There is a wealth of information on the ICO website including details of how to register, if you have not already (it costs most firms £35 per year) but here I have tried to break down the three key themes.
Consent
Under the legislation consent is about having the client’s explicit permission to use their data and to be transparent about what that data is going to be used for, the purpose of collecting the data must be lawful. Lapsed client data can no longer be used to re-solicit business without prior consent. In addition, you must also be able to provide evidence of the consent provided if you are asked to do so. The material available from the ICO talks about the lawful basis for processing data, and I think most insurance brokers are comfortable that the information collected is for forming a contract and is used only for the purpose for which it is intended but brokers do then need to make sure that the security of storage and transmission are ensured. Where brokers are sending marketing material to clients and prospects the must be evidencing that they have consent and making sure that they are clearly setting out what clients can expect to receive from them. Part of the regulation talks about “legitimate interest” which could mean sending a client information about another insurance product which the broker thinks could help them protect their assets but with all new legislation this is yet to be tested and the ICO are a little vague on this.
Three things to consider:
1. Do you have consent to contact clients/prospects?
2. Could you document when consent was received?
3. Have you updated your privacy statements setting out how information is collected, stored and shared clearly avoiding pre-ticked options?
Deletion
Deletion is the right to be forgotten, this seems straight forward but there is the question about historical information held for example, for an employer’s liability claim or proof of historical insurance.
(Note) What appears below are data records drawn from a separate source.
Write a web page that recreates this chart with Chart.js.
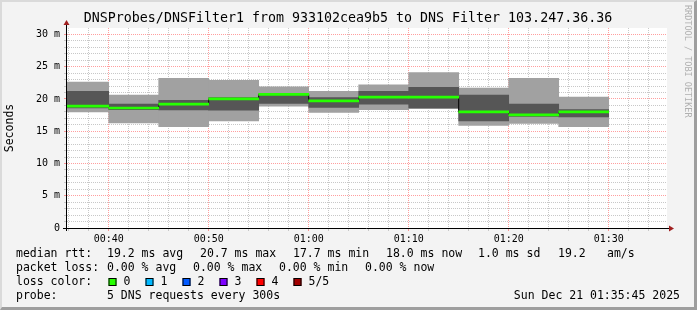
<!DOCTYPE html>
<html>
<head>
<meta charset="utf-8">
<script src="https://cdn.jsdelivr.net/npm/chart.js@4.4.1/dist/chart.umd.min.js"></script>
<style>
  html, body { margin: 0; padding: 0; background: #f3f3f3; }
  #frame { position: relative; width: 697px; height: 310px; box-sizing: border-box;
    border-style: solid; border-width: 2px 3px 3px 2px;
    border-color: #dadada #9e9e9e #9e9e9e #dadada; background: #f3f3f3; }
  #smoke { position: absolute; left: -2px; top: -2px; }
</style>
</head>
<body>
<div id="frame"><canvas id="smoke" width="697" height="310"></canvas></div>
<script>
// Smokeping style graph, 5 pings per 300s step

// end of each 5 minute step (hh:mm)
var endTimes = ['00:40', '00:45', '00:50', '00:55', '01:00', '01:05', '01:10', '01:15', '01:20', '01:25', '01:30'];
// the 5 sorted pings of each step, in ms
var maxRtt    = [22.6, 20.6, 23.2, 22.9, 21.9, 21.2, 22.2, 24.1, 21.7, 23.2, 20.3];
var upperRtt  = [21.2, 19.2, 19.8, 20.2, 20.8, 20.2, 21.2, 21.8, 20.6, 19.2, 18.35];
var medianRtt = [18.9, 18.6, 19.2, 20.0, 20.7, 19.7, 20.3, 20.3, 18.0, 17.55, 18.0];
var lowerRtt  = [18.6, 18.35, 18.3, 18.25, 19.3, 18.7, 19.2, 18.6, 16.6, 17.3, 17.2];
var minRtt    = [18.0, 16.3, 15.7, 16.6, 18.9, 17.9, 18.35, 18.5, 15.9, 16.2, 15.7];

var lossLabels = ['0', '1', '2', '3', '4', '5/5'];
var lossColors = ['#26ff00', '#00b8ff', '#0059ff', '#7e00ff', '#ff0000', '#a10000'];

var medianStats = ['19.2 ms avg', '20.7 ms max', '17.7 ms min', '18.0 ms now', '1.0 ms sd', '19.2', 'am/s'];
var lossStats = ['0.00 % avg', '0.00 % max', '0.00 % min', '0.00 % now'];

var xMin = 35.83, xMax = 95.83; // minutes after midnight
var stepMinutes = 5;
var plotWidth = 600;
var mono = "'DejaVu Sans Mono', monospace";
var majorGrid = 'rgba(255, 0, 0, 0.38)';
var minorGrid = '#c8c8c8';

function toMinutes(t) {
    var p = t.split(':');
    return Number(p[0]) * 60 + Number(p[1]);
}
function pad(n) { return (n < 10 ? '0' : '') + n; }
function centre(i) { return toMinutes(endTimes[i]) - stepMinutes / 2; } // step covers the 5 min before its time

var lightSmoke = endTimes.map(function(t, i) { return { x: centre(i), y: [minRtt[i], maxRtt[i]] }; });
var darkSmoke = endTimes.map(function(t, i) { return { x: centre(i), y: [lowerRtt[i], upperRtt[i]] }; });
var medianStep = endTimes.map(function(t, i) { return { x: centre(i), y: medianRtt[i] }; });
var medianMark = endTimes.map(function(t, i) { return { x: centre(i), y: [medianRtt[i] - 0.16, medianRtt[i] + 0.16] }; });

var stepPx = stepMinutes * plotWidth / (xMax - xMin);

// white plot area, axes arrows, title and the rrdtool legend
var rrdDecor = {
    id: 'rrdDecor',
    beforeDraw: function(chart) {
        var a = chart.chartArea, c = chart.ctx;
        c.save();
        c.fillStyle = '#ffffff';
        c.fillRect(a.left, a.top, a.right - a.left, a.bottom - a.top);
        c.restore();
    },
    afterDraw: function(chart) {
        var a = chart.chartArea, c = chart.ctx;
        var ax = a.left - 0.5, ay = a.bottom + 0.5;
        c.save();
        c.strokeStyle = '#000';
        c.lineWidth = 1;
        c.beginPath();
        c.moveTo(a.left - 4, ay); c.lineTo(a.right + 3, ay);
        c.moveTo(ax, a.bottom + 3); c.lineTo(ax, a.top - 4);
        c.stroke();
        c.fillStyle = '#a02020';
        c.beginPath();
        c.moveTo(a.right + 2, ay - 3); c.lineTo(a.right + 7, ay); c.lineTo(a.right + 2, ay + 3);
        c.fill();
        c.beginPath();
        c.moveTo(ax - 3, a.top - 3); c.lineTo(ax, a.top - 8); c.lineTo(ax + 3, a.top - 3);
        c.fill();

        // title
        c.fillStyle = '#000';
        c.textBaseline = 'middle';
        c.textAlign = 'center';
        c.font = '13.3px ' + mono;
        c.fillText('DNSProbes/DNSFilter1 from 933102cea9b5 to DNS Filter 103.247.36.36', 348, 19);

        // legend
        c.textAlign = 'left';
        c.font = '11.5px ' + mono;
        c.fillText('median rtt:', 16, 254);
        var mx = [107, 200, 293, 386, 478, 558, 607];
        medianStats.forEach(function(s, i) { c.fillText(s, mx[i], 254); });
        c.fillText('packet loss:', 16, 268);
        var lx = [107, 193, 279, 365];
        lossStats.forEach(function(s, i) { c.fillText(s, lx[i], 268); });
        c.fillText('loss color:', 16, 282);
        var bx = [108.5, 145.5, 182.5, 219.5, 256.5, 293.5];
        lossLabels.forEach(function(s, i) {
            c.fillStyle = lossColors[i];
            c.fillRect(bx[i], 278, 8, 8);
            c.strokeStyle = '#000';
            c.strokeRect(bx[i] + 0.5, 278.5, 7, 7);
            c.fillStyle = '#000';
            c.fillText(s, bx[i] + 15, 282);
        });
        c.fillText('probe:', 16, 296);
        c.fillText('5 DNS requests every 300s', 107, 296);
        c.textAlign = 'right';
        c.fillText('Sun Dec 21 01:35:45 2025', 680, 296);

        // watermark
        c.fillStyle = '#b0b0b0';
        c.textAlign = 'left';
        c.font = '8.5px ' + mono;
        c.translate(687, 5);
        c.rotate(Math.PI / 2);
        c.fillText('RRDTOOL / TOBI OETIKER', 0, 0);
        c.restore();
    }
};

Chart.defaults.font.family = mono;
Chart.defaults.color = '#000';

var smokeChart = new Chart(document.getElementById('smoke').getContext('2d'), {
    type: 'bar',
    data: {
        datasets: [
            { data: lightSmoke, backgroundColor: '#a1a1a1', grouped: false, order: 3,
              barThickness: stepPx, borderWidth: 0 },
            { data: darkSmoke, backgroundColor: '#565656', grouped: false, order: 2,
              barThickness: stepPx, borderWidth: 0 },
            { type: 'line', data: medianStep, stepped: 'middle', borderColor: '#000',
              borderWidth: 1, pointRadius: 0, fill: false, order: 1 },
            { data: medianMark, backgroundColor: lossColors[0], grouped: false, order: 0,
              barThickness: stepPx, borderWidth: 0 }
        ]
    },
    options: {
        responsive: false,
        animation: false,
        layout: { padding: { left: 0, top: 28, right: 30, bottom: 62 } },
        plugins: { legend: { display: false }, tooltip: { enabled: false }, title: { display: false } },
        scales: {
            x: {
                type: 'linear', min: xMin, max: xMax, offset: false, z: 1,
                afterBuildTicks: function(scale) {
                    var t = [];
                    for (var m = 36; m < xMax; m += 2) t.push({ value: m });
                    scale.ticks = t;
                },
                afterFit: function(scale) { scale.height = 20; },
                grid: {
                    offset: false, tickLength: 3, lineWidth: 1,
                    color: function(ctx) { return ctx.tick && ctx.tick.value % 10 === 0 ? majorGrid : minorGrid; }
                },
                border: { display: false, dash: [1, 1] },
                ticks: {
                    autoSkip: false, maxRotation: 0, padding: 2, font: { size: 10 },
                    callback: function(v) { return v % 10 === 0 ? pad(Math.floor(v / 60)) + ':' + pad(v % 60) : ''; }
                }
            },
            y: {
                min: 0, max: 31, z: 1,
                afterBuildTicks: function(scale) {
                    var t = [];
                    for (var v = 0; v <= 30; v++) t.push({ value: v });
                    scale.ticks = t;
                },
                afterFit: function(scale) { scale.width = 67; },
                grid: {
                    tickLength: 3, lineWidth: 1,
                    color: function(ctx) { return ctx.tick && ctx.tick.value % 5 === 0 ? majorGrid : minorGrid; }
                },
                border: { display: false, dash: [1, 1] },
                title: { display: true, text: 'Seconds', font: { size: 11.5 }, padding: { top: 3, bottom: 0 } },
                ticks: {
                    autoSkip: false, padding: 4, font: { size: 10 },
                    callback: function(v) { return v % 5 === 0 ? (v === 0 ? '0' : v + ' m') : ''; }
                }
            }
        }
    },
    plugins: [rrdDecor]
});
</script>
</body>
</html>
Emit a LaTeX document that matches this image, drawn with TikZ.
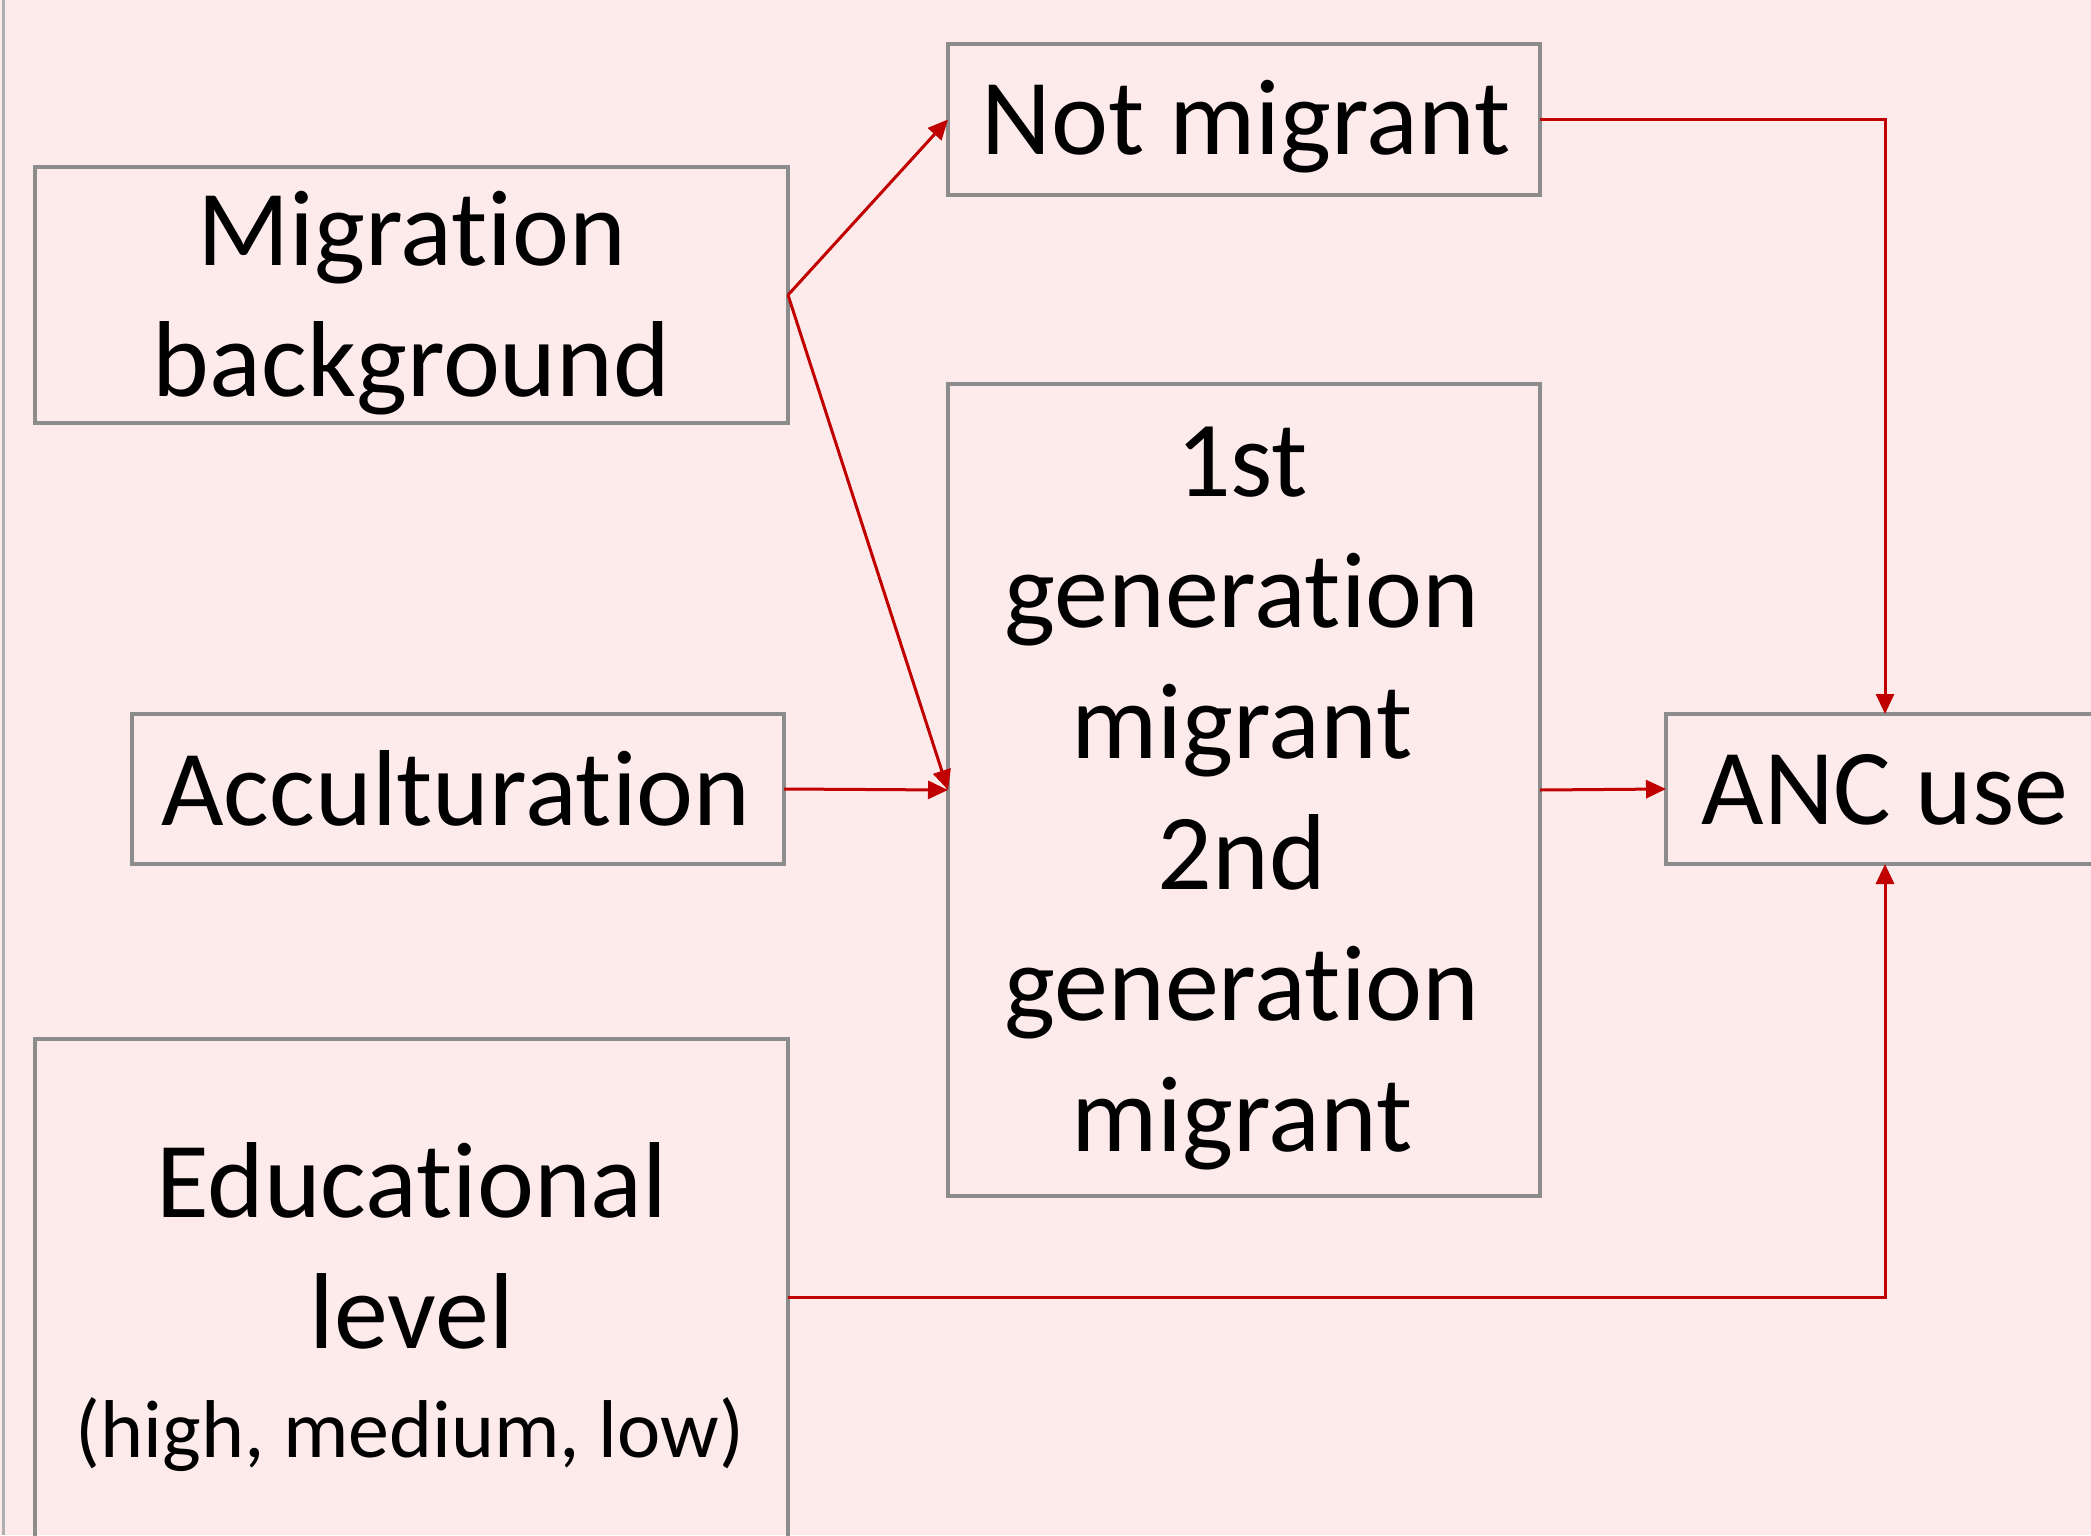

Insurer's will have a huge challenge in this area for pricing algorithms and claims forecasting. It is important to remember that this is not an absolute right to be forgotten individuals have a right to have personal data erased and to prevent processing in specific circumstances including where the personal data is no longer necessary in relation to the purpose for which it was originally collected/processed and where the individual withdraws consent. The right also apples where the individual objects to the processing and there is no overriding legitimate interest for continuing the processing. There are some specific circumstances where the right to erasure does not apply and firms can refuse to deal with a request, for example, to comply with a legal obligation for the performance of a public interest task or exercise of official authority.
Three things to consider:
1. Do you know where and how all your data is stored? Electronically/Paper/Archive
2. Do you have a process for deleting old prospect data?
3. Do you and your staff know what to do if they receive a request to delete client (past/present) data?
Portability
The right of data portability allows individuals to obtain and reuse their personal data for their own purposes across different services. It allows them to move, copy or transfer personal data easily from one IT environment to another in a safe and secure way. This means that brokers will be obliged to provide individual client files on the client’s request, for example, to present them to a new broker. The requirement relates to data supplied by the client and does not extend to data generated about them. Requests must be completed within one month of receipt (currently 40 days) and the data provided back to the client needs to be electronic and in a commonly used format.
Three things to consider:
1. Do you know who within the business would respond to a client request to produce their data?
2. Do you have a process for responding to a request from a client?
3. How would you explain to a client why you need to hold their data or why it couldn’t be deleted?
Please feel free to drop a comment or question below, this is still an evolving topic so I will be trying to update it as more information becomes available.
Notes to the reader
This document is created from my own research and material available at time of writing (25/01/18). I am not a GDPR expert and the information contained in this document should be used for guidance and should not replace your own due process, compliance regime or sign off process.